In the weeks before our departure, I learned that there was an opening in our schedule. I suggested to our group that we might visit the Cuban Red Cross (or Cruz Roja Cubana). After searching for a Cuban Red Cross contact via the American Red Cross national headquarters in D.C., my travel group wrote and received an email reply that our Global Volunteers group of sixteen Americans and one Cuban tour guide were welcome to visit the Cuban Red Cross headquarters in Havana at the designated date and time.
Our visit came on the third full day in Cuba. So, already we had seen how few goods were available to most people, how many lived in shabby housing, how they lacked resources to repair beautiful, but crumbling buildings since 1959, and how most people had warm smiles and expressed themselves through art and music. We hoped our presence would contribute to better relations between our countries in the future, and we knew our new Cuban friends hoped the same thing – they said so with words and hugs.
En route to our meet-up, I gave an introductory presentation about the Red Cross to our group comprised of people from Washington, Massachusetts, Florida, Arizona, and states in-between. My crash course included the story of Henry Dunant and how he founded the International Red Cross and Red Crescent Movement, the Geneva Conventions, the International Red Cross and Red Crescent Federation (IFRC) and its 189 national societies around the world, and what our local chapters do to support the American Red Cross mission to prevent and alleviate human suffering in the face of emergencies.
Upon our arrival, Dr. Luis Foyo Ceballos, Director of the Cuban Red Cross, welcomed us. He gave a great presentation in Spanish, which our tour guide interpreted into English.
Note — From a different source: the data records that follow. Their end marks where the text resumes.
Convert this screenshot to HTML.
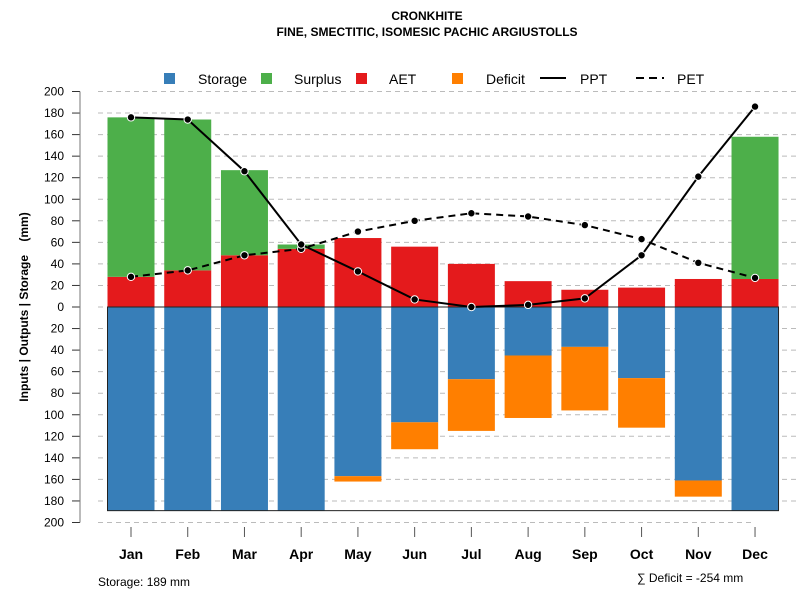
<!DOCTYPE html>
<html><head><meta charset="utf-8"><style>body{margin:0;background:#fff}svg{font-family:"Liberation Sans",sans-serif}</style></head>
<body>
<svg id="c" width="800" height="600"></svg>
<script>
const months=["Jan","Feb","Mar","Apr","May","Jun","Jul","Aug","Sep","Oct","Nov","Dec"];
const ppt=[176,174,126,58,33,7,0,2,8,48,121,186];
const pet=[28,34,48,54,70,80,87,84,76,63,41,27];
const aet=[28,34,48,54,64,56,40,24,16,18,26,26];
const surplus=[148,140,79,4,0,0,0,0,0,0,0,132];
const storage=[189,189,189,189,157,107,67,45,37,66,161,189];
const deficit=[0,0,0,0,5,25,48,58,59,46,15,0];
const yTicks=[200,180,160,140,120,100,80,60,40,20,0,-20,-40,-60,-80,-100,-120,-140,-160,-180,-200];
const maxStorage=189;
const NS="http://www.w3.org/2000/svg";
const svg=document.getElementById('c');
const y=v=>307-v*1.0775;
const x=i=>131+i*56.73;
const bw=47;
function mk(t,a,p){const e=document.createElementNS(NS,t);for(const k in a)e.setAttribute(k,a[k]);(p||svg).appendChild(e);return e;}
let t=mk('text',{x:427,y:20,'text-anchor':'middle','font-size':12,'font-weight':'bold'});t.textContent='CRONKHITE';


t=mk('text',{x:427,y:36,'text-anchor':'middle','font-size':12,'font-weight':'bold'});t.textContent='FINE, SMECTITIC, ISOMESIC PACHIC ARGIUSTOLLS';


yTicks.forEach(v=>{
 const g=mk('line',{x1:98,x2:(v<=-200?755:808),y1:y(v),y2:y(v),stroke:'#bbb','stroke-dasharray':'5,4'});
 
 
 const tk=mk('line',{x1:72,x2:80,y1:y(v),y2:y(v),stroke:'#333'});
 
 
 const l=mk('text',{x:64,y:y(v)+4,'text-anchor':'end','font-size':12});l.textContent=Math.abs(v);
 
 
});
let ax=mk('line',{x1:80,x2:80,y1:y(200),y2:y(-200),stroke:'#777','stroke-width':1});


t=mk('text',{transform:'translate(28,307) rotate(-90)','text-anchor':'middle','font-size':12,'font-weight':'bold'});t.textContent='Inputs | Outputs | Storage\u00a0\u00a0\u00a0\u00a0(mm)';


months.forEach((m,i)=>{
 const x0=x(i)-bw/2;
 let r=mk('rect',{x:x0,y:y(aet[i]),width:bw,height:y(0)-y(aet[i]),fill:'#e41a1c'});
 
 
 if(surplus[i]>0){r=mk('rect',{x:x0,y:y(aet[i]+surplus[i]),width:bw,height:y(aet[i])-y(aet[i]+surplus[i]),fill:'#4daf4a'});
 
 }
 r=mk('rect',{x:x0,y:y(0),width:bw,height:y(-storage[i])-y(0),fill:'#377eb8'});
 
 
 if(deficit[i]>0){r=mk('rect',{x:x0,y:y(-storage[i]),width:bw,height:y(-storage[i]-deficit[i])-y(-storage[i]),fill:'#ff7f00'});
 
 }
 const tk=mk('line',{x1:x(i),x2:x(i),y1:527,y2:537,stroke:'#555'});
 
 
 const l=mk('text',{x:x(i),y:559,'text-anchor':'middle','font-size':14,'font-weight':'bold'});l.textContent=m;
 
 
});
let box=mk('rect',{x:x(0)-bw/2,y:y(0),width:x(11)+bw/2-(x(0)-bw/2),height:y(-maxStorage)-y(0),fill:'none',stroke:'#222','stroke-width':1});


function series(arr,dash,name){
 const p=mk('polyline',{points:arr.map((v,i)=>x(i)+','+y(v)).join(' '),fill:'none',stroke:'#000','stroke-width':2,'stroke-dasharray':dash});
 
 
 arr.forEach((v,i)=>{const c=mk('circle',{cx:x(i),cy:y(v),r:3.7,fill:'#000',stroke:'#fff','stroke-width':1});
 
 });
}
series(pet,'7,5','pet');
series(ppt,'none','ppt');
const leg=[['Storage','#377eb8',164,198],['Surplus','#4daf4a',261,294],['AET','#e41a1c',356,389],['Deficit','#ff7f00',452,486]];
leg.forEach(d=>{
 const s=mk('rect',{x:d[2],y:73,width:11,height:11,fill:d[1]});
 
 
 const l=mk('text',{x:d[3],y:84,'font-size':14});l.textContent=d[0];
 
 
});
let ll=mk('line',{x1:540,x2:566,y1:78,y2:78,stroke:'#000','stroke-width':2});


t=mk('text',{x:580,y:84,'font-size':14});t.textContent='PPT';


ll=mk('line',{x1:636,x2:664,y1:78,y2:78,stroke:'#000','stroke-width':2,'stroke-dasharray':'8,5'});


t=mk('text',{x:677,y:84,'font-size':14});t.textContent='PET';


t=mk('text',{x:98,y:586,'font-size':12});t.textContent='Storage: '+maxStorage+' mm';


t=mk('text',{x:637,y:582,'font-size':12});t.textContent='∑ Deficit = -254 mm';


</script>
</body></html>
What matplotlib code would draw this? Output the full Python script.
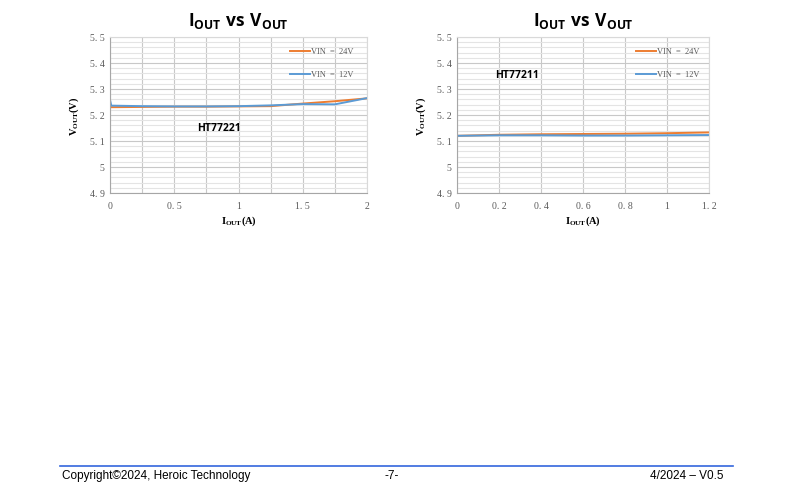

At times, I was able to connect some of his presentation to mine for the group, especially regarding the 7 Red Cross Fundamental Principles and our work responding to natural disasters. I shared brochures and pins with our local Red Cross hosts. Then, we took a couple pictures together and parted with hearty handshakes.
To me, our visit was Red Cross neutrality and independence in action. Our two countries are about as far apart politically as two countries can be, and yet we talked in this place about our common pursuit of serving humanity with volunteers when disasters strike. Even though commerce is not possible, the American Red Cross was able to support the Red Cross disaster response to Hurricane Sandy in Cuba.
Before our visit, my group had seen stark differences between our countries. Now, we had experienced one humanitarian movement in two nations transcending political boundaries.